I have to admit I like his style.  He does not hold back names or direct accusations.  He goes after all the big named people:  Joel Osteen, Bill Hybels, and Rick Warren.  In fact, he accuses Rick Warren of downright lying and Billy Graham of heresy in salvation theology.  Smith even goes after dead people, devoting a large amount of print to attacks on Finney.  The best parts of his book are when he is outlying the theological weakness of most of Protestantism right now and how quickly we buy into faddish things.

The book is not for the squeamish.  Smith very capability surveys broad scopes of history, theology, and business.  In fact, the “Christian-industrial complex” is a favorite topic of his.  Perhaps his best chapter covers the Christian music industry and how it has taken something that is free, worship, and added a price tag to it.  I liked that chapter.
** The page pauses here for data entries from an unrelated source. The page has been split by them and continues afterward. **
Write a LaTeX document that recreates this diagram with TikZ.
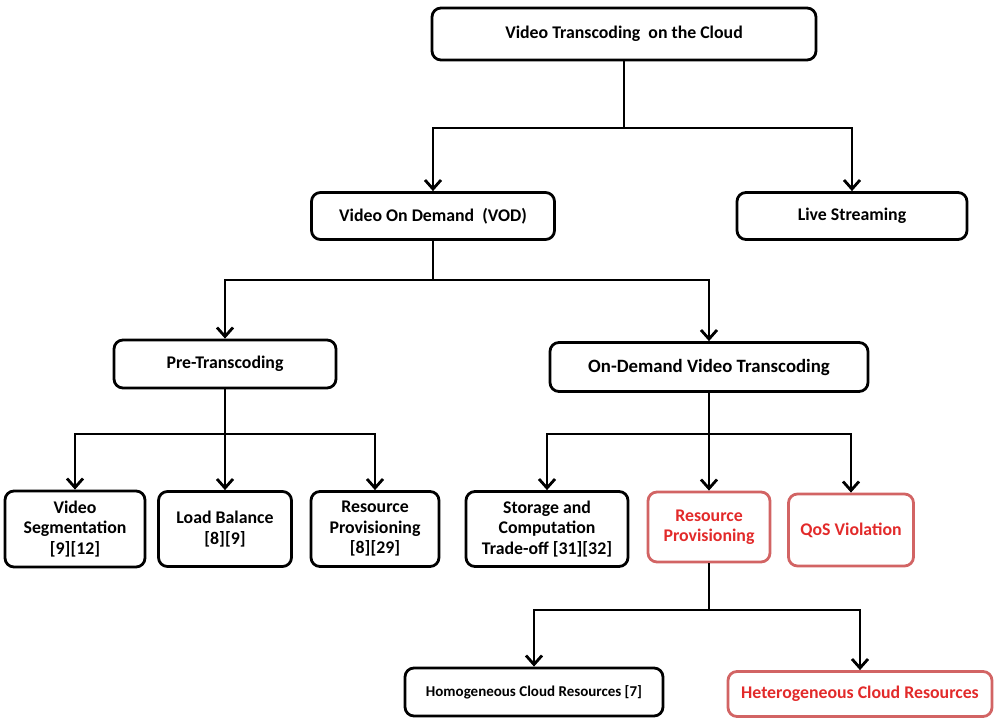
\documentclass[tikz,border=0pt]{standalone}
\usepackage{fontspec}
\setmainfont{Carlito}
\usetikzlibrary{arrows.meta}

\definecolor{textoRojo}{RGB}{226,42,42}
\definecolor{bordeRojo}{RGB}{210,100,100}

\tikzset{
  caja/.style={draw, line width=2.8pt, rounded corners=9pt, align=center,
    inner sep=2pt, font=\bfseries\fontsize{17.8}{20.5}\selectfont},
  cajaroja/.style={caja, draw=bordeRojo, text=textoRojo},
  flecha/.style={line width=2.8pt, -{Straight Barb[length=9pt,width=16pt]}}
}

\begin{document}
\begin{tikzpicture}[x=1pt,y=-1pt]
    \useasboundingbox (0,0) rectangle (1005,721);

    % Cajas
    \node[caja, minimum width=384, minimum height=52] (raiz) at (624,34) {Video Transcoding~ on the Cloud};
    \node[caja, minimum width=243, minimum height=47] (vod) at (433,216) {Video On Demand~ (VOD)};
    \node[caja, minimum width=230, minimum height=47] (live) at (852,216) {Live Streaming};
    \node[caja, minimum width=222, minimum height=48] (pre) at (225,364) {Pre-Transcoding};
    \node[caja, minimum width=318, minimum height=49, font=\bfseries\fontsize{18.8}{20.5}\selectfont] (ondem) at (709,367) {On-Demand Video Transcoding};

    % Hojas
    \node[caja, minimum width=140, minimum height=76] (seg) at (75,529) {Video\\Segmentation\\{}[9][12]};
    \node[caja, minimum width=133, minimum height=75] (load) at (225,529) {Load Balance\\{}[8][9]};
    \node[caja, minimum width=128, minimum height=75] (prov) at (375,529) {Resource\\Provisioning\\{}[8][29]};
    \node[caja, minimum width=162, minimum height=75] (stor) at (547,529) {Storage and\\Computation\\Trade-off [31][32]};
    \node[cajaroja, minimum width=122, minimum height=70] (rprov) at (709,527) {Resource\\Provisioning};
    \node[cajaroja, minimum width=125, minimum height=72] (qos) at (851,530) {QoS Violation};
    \node[caja, minimum width=258, minimum height=48, font=\bfseries\fontsize{15}{20.5}\selectfont] (homo) at (534,692) {Homogeneous Cloud Resources [7]};
    \node[cajaroja, minimum width=264, minimum height=45] (hetero) at (860,694) {Heterogeneous Cloud Resources};

    % Barras
    \coordinate (b1) at (0,128);
    \coordinate (b2) at (0,280);
    \coordinate (b3) at (0,434);
    \coordinate (b4) at (0,610);

    % Flechas
    \draw[flecha] (raiz.south) |- (vod.north |- b1) -- (vod.north);
    \draw[flecha] (raiz.south) |- (live.north |- b1) -- (live.north);
    \draw[flecha] (vod.south) |- (pre.north |- b2) -- (pre.north);
    \draw[flecha] (vod.south) |- (ondem.north |- b2) -- (ondem.north);
    \draw[flecha] (pre.south) |- (seg.north |- b3) -- (seg.north);
    \draw[flecha] (pre.south) -- (load.north);
    \draw[flecha] (pre.south) |- (prov.north |- b3) -- (prov.north);
    \draw[flecha] (ondem.south) |- (stor.north |- b3) -- (stor.north);
    \draw[flecha] (ondem.south) -- (rprov.north);
    \draw[flecha] (ondem.south) |- (qos.north |- b3) -- (qos.north);
    \draw[flecha] (rprov.south) |- (homo.north |- b4) -- (homo.north);
    \draw[flecha] (rprov.south) |- (hetero.north |- b4) -- (hetero.north);
\end{tikzpicture}
\end{document}
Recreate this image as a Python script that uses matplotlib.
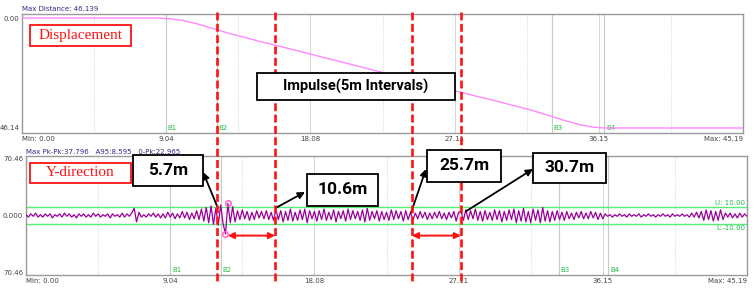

The thing about Warren Smith is that he is interesting.  Whether or not you agree with his premises or his complaints his writing is engaging.  Sometimes I agreed with him, and sometimes I wanted to immediately send him an email in refutation.  I particularly felt this way over his continued insistence that a Calvinist approach is the only real sustainable theological way of doing church.  I am a non-Calvinist yet I still agree with much of what he says.  Not all, but much.  However, he kept me engaged and that really is all I ask of writer.  It is so boring to just agree with everything.

The book was written in 2008, which means it is a little dated.  However, not much has changed in the Evangelical world since he wrote.  However, much of what he laments are already being addressed by myriad people.  For example, much of his sentiment is captured in Eugene Peterson’s recent memoir The Pastor.  Many of us have begun to get the feeling and sense that the way we’ve been doing church for the past 50 years has failed.  The system is broken.  We do not have more Christians than we used to have and the a majority of those following Christ today are not as theologically, biblically and morally sound as believers were in the past.  Smith’s tone and sensibility resonate with me.  I highly recommend this book to anyone who wants to look critically at the state of Evangelicalism right now.